If you’re following my 28-day Balkans & Eastern Mediterranean route, the next stop is Albania, one of my favorite countries. The people were genuinely the kindest I’ve met, and the landscapes are spectacular. Expect glassy alpine lakes, pristine turquoise Riviera beaches, and UNESCO heritage sites.

Check out these other travel guides from my month-long trip:


Frequently Asked Questions

Is Kotor worth visiting?

Yes, Kotor has one of the most dramatic “mountains meet sea” landscapes in Europe. Between the medieval Old Town, the fortress hike, and the Bay of Kotor views, it’s a standout stop (and an ideal first destination if you’re starting a Balkans trip).

What’s the best time to visit Montenegro (especially Kotor)?

May, June and September are the sweet spots for Kotor: warm weather, fewer crowds, and better prices than peak summer. July–August is stunning but busy (and hot), with higher accommodation costs and more traffic around the bay. If you’re visiting in peak season, book lodging early and start your days in the morning to avoid the midday heat.

What language is spoken in Montenegro?

The official language is Montenegrin, which is very closely related to Serbian, Croatian, and Bosnian. In tourist areas like Kotor, you may also hear some Italian.

Can you get around Montenegro with just English?

Yes, especially in Kotor, Budva, Perast, and other tourist towns. I got by comfortably with English in hotels, restaurants, tour booths, and transportation hubs. Outside tourist areas, English can be more limited, so a translation app and a few basic phrases go a long way (zdravo ‘hello’ and hvala ‘thank you’).

What currency is used in Montenegro?

Montenegro uses the euro (€). Cards are widely accepted in Kotor, but keep some cash for small purchases and bus-related fees (like luggage/platform fees).

Do you need a car to visit Kotor?

No. Kotor is easy to explore on foot, and you can reach nearby places like Budva and Perast using buses, boats, and short taxi rides. This itinerary is designed to be done without renting a car.

How many days do you need in Kotor?

For most travelers, 3–4 days is ideal. Two days cover Old Town and the fortress, while three to four days give you time for the cable car, alpine coaster, Perast boat tour, and a Budva day trip.

Are there any tourist hassles to know about?

A few quick ones: (1) summer traffic can make bus rides much longer than expected, (2) small bus station/luggage fees are common and often paid in cash, and (3) taxis won’t accept very short rides.
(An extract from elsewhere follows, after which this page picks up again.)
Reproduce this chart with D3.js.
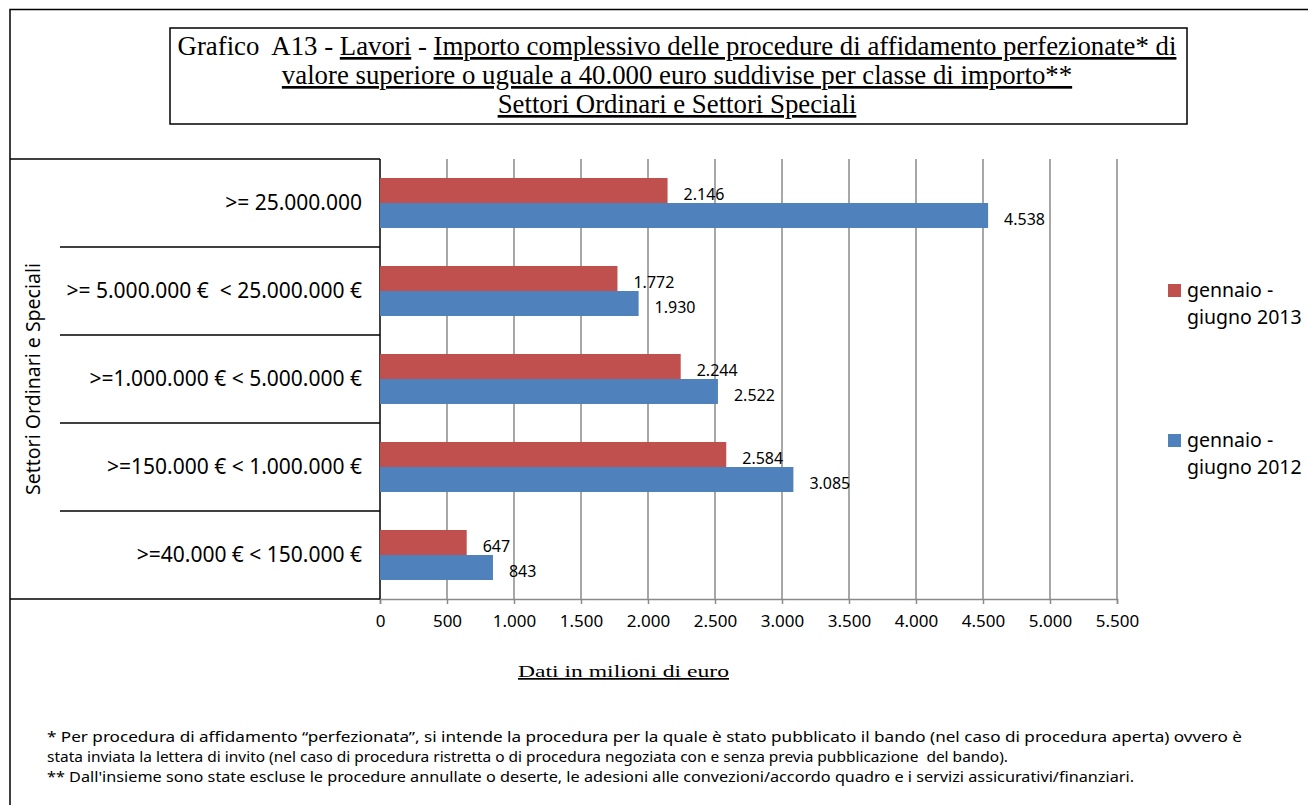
<!DOCTYPE html>
<html><head><meta charset="utf-8">
<script src="https://cdn.jsdelivr.net/npm/d3@7"></script>
<style>
body{margin:0;background:#fff;}
svg{display:block;}
text{white-space:pre;}
</style></head>
<body><svg id="c" width="1308" height="805"></svg>
<script>
const categories = [">= 25.000.000", ">= 5.000.000 €  < 25.000.000 €", ">=1.000.000 € < 5.000.000 €", ">=150.000 € < 1.000.000 €", ">=40.000 € < 150.000 €"];
const seriesNames = ["gennaio - giugno 2013", "gennaio - giugno 2012"];
const values2013 = [2146, 1772, 2244, 2584, 647];
const values2012 = [4538, 1930, 2522, 3085, 843];
const tickValues = [0, 500, 1000, 1500, 2000, 2500, 3000, 3500, 4000, 4500, 5000, 5500];
const colors = ["#C0504D", "#4F81BD"];
const legendLines = [["gennaio -", "giugno 2013"], ["gennaio -", "giugno 2012"]];
const footnotes = [
 "* Per procedura di affidamento \u201cperfezionata\u201d, si intende la procedura per la quale è stato pubblicato il bando (nel caso di procedura aperta) ovvero è",
 "stata inviata la lettera di invito (nel caso di procedura ristretta o di procedura negoziata con e senza previa pubblicazione  del bando).",
 "** Dall'insieme sono state escluse le procedure annullate o deserte, le adesioni alle convezioni/accordo quadro e i servizi assicurativi/finanziari."
];

const it = d3.formatLocale({decimal: ",", thousands: ".", grouping: [3], currency: ["€", ""]});
const fmt = it.format(",d");

const svg = d3.select("#c");
const sans = "'Noto Sans', 'Open Sans', sans-serif";
const serif = "'Liberation Serif', 'Times New Roman', serif";

// outer frame
svg.append("path").attr("d", "M10,805 V9.5 H1308").attr("fill", "none").attr("stroke", "#000").attr("stroke-width", 1.5);

// title box
svg.append("rect").attr("x", 170).attr("y", 28).attr("width", 1017).attr("height", 96)
  .attr("fill", "none").attr("stroke", "#000").attr("stroke-width", 1.5);
const tcx = 677;
const t1 = svg.append("text").attr("x", tcx).attr("y", 55).attr("text-anchor", "middle")
  .attr("font-family", serif).attr("font-size", 26.8);
t1.append("tspan").text("Grafico  A13 - ");
t1.append("tspan").attr("text-decoration", "underline").text("Lavori");
t1.append("tspan").text(" - ");
t1.append("tspan").attr("text-decoration", "underline").text("Importo complessivo delle procedure di affidamento perfezionate* di");
svg.append("text").attr("x", tcx).attr("y", 84).attr("text-anchor", "middle")
  .attr("font-family", serif).attr("font-size", 26.8).attr("text-decoration", "underline")
  .text("valore superiore o uguale a 40.000 euro suddivise per classe di importo**");
svg.append("text").attr("x", tcx).attr("y", 113).attr("text-anchor", "middle")
  .attr("font-family", serif).attr("font-size", 26.8).attr("text-decoration", "underline")
  .text("Settori Ordinari e Settori Speciali");

// scales
const x0 = 380, x1 = 1117, yTop = 159, yBot = 599;
const x = d3.scaleLinear().domain([0, 5500]).range([x0, x1]);
const y = d3.scaleBand().domain(categories).range([yTop, yBot]).paddingInner(0.432).paddingOuter(0.216);
const ys = d3.scaleBand().domain(seriesNames).range([0, y.bandwidth()]);

// gridlines
svg.append("g").selectAll("line").data(tickValues.slice(1)).join("line")
  .attr("x1", d => x(d)).attr("x2", d => x(d)).attr("y1", yTop).attr("y2", yBot)
  .attr("stroke", "#8a8a8a").attr("stroke-width", 1.5);

// x axis
const xa = svg.append("g").attr("transform", `translate(0,${yBot})`)
  .call(d3.axisBottom(x).tickValues(tickValues).tickFormat(fmt).tickSize(5).tickPadding(11));
xa.select(".domain").attr("stroke", "#8a8a8a").attr("stroke-width", 1.5);
xa.selectAll(".tick line").attr("stroke", "#8a8a8a").attr("stroke-width", 1.5);
xa.selectAll(".tick text").attr("font-family", sans).attr("font-size", 17).attr("fill", "#000");

// category table lines
const bounds = d3.range(categories.length + 1).map(i => yTop + i * y.step());
svg.append("g").selectAll("line").data(bounds).join("line")
  .attr("x1", (d, i) => (i === 0 || i === bounds.length - 1) ? 10 : 60)
  .attr("x2", x0).attr("y1", d => d).attr("y2", d => d)
  .attr("stroke", "#000").attr("stroke-width", 1.5);
svg.append("line").attr("x1", x0).attr("x2", x0).attr("y1", yTop).attr("y2", yBot)
  .attr("stroke", "#000").attr("stroke-width", 1.5);

// category labels
svg.append("g").selectAll("text").data(categories).join("text")
  .attr("x", 362).attr("y", d => y(d) + y.bandwidth() / 2).attr("dy", "0.35em")
  .attr("text-anchor", "end").attr("font-family", sans).attr("font-size", 21)
  .text(d => d);

// y title
svg.append("text").attr("transform", `translate(40,${(yTop + yBot) / 2}) rotate(-90)`)
  .attr("text-anchor", "middle").attr("font-family", sans).attr("font-size", 19.5)
  .text("Settori Ordinari e Speciali");

// bars
const rows = categories.map((c, i) => ({c, vals: [values2013[i], values2012[i]]}));
const g = svg.append("g");
rows.forEach(r => {
  r.vals.forEach((v, k) => {
    const yy = y(r.c) + ys(seriesNames[k]);
    g.append("rect").attr("x", x(0)).attr("y", yy).attr("width", x(v) - x(0)).attr("height", ys.bandwidth())
      .attr("fill", colors[k]);
    g.append("text").attr("x", x(v) + 16).attr("y", yy + ys.bandwidth() / 2 + 4).attr("dy", "0.35em")
      .attr("font-family", sans).attr("font-size", 16).text(fmt(v));
  });
});

// legend
const legY = [290, 440];
legendLines.forEach((ln, k) => {
  svg.append("rect").attr("x", 1168).attr("y", legY[k] - 6).attr("width", 13).attr("height", 13).attr("fill", colors[k]);
  ln.forEach((t, j) => {
    svg.append("text").attr("x", 1187).attr("y", legY[k] + j * 27).attr("dy", "0.35em")
      .attr("font-family", sans).attr("font-size", 19.5).text(t);
  });
});

// x title
svg.append("text").attr("x", 518).attr("y", 677)
  .attr("font-family", serif).attr("font-size", 17).attr("text-decoration", "underline")
  .attr("textLength", 211).attr("lengthAdjust", "spacingAndGlyphs")
  .text("Dati in milioni di euro");

// footnotes
const fnW = [1195, 961, 1087];
footnotes.forEach((t, i) => {
  svg.append("text").attr("x", 47).attr("y", 742 + i * 20)
    .attr("font-family", sans).attr("font-size", 14)
    .attr("textLength", fnW[i]).attr("lengthAdjust", "spacingAndGlyphs").text(t);
});
</script></body></html>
How’s the internet connection in Kotor?

When I visited in summer 2025, internet reliability was hit-or-miss. My eSIM data was spotty at times, so if you need to work remotely, choose accommodation with consistently strong Wi-Fi (and don’t assume you can rely on mobile data).

What’s up with all the cats in Kotor?

Kotor has a huge stray cat population; they’re basically part of the city’s identity and show up in souvenirs everywhere. If you’re a cat person, you’re going to be very happy here.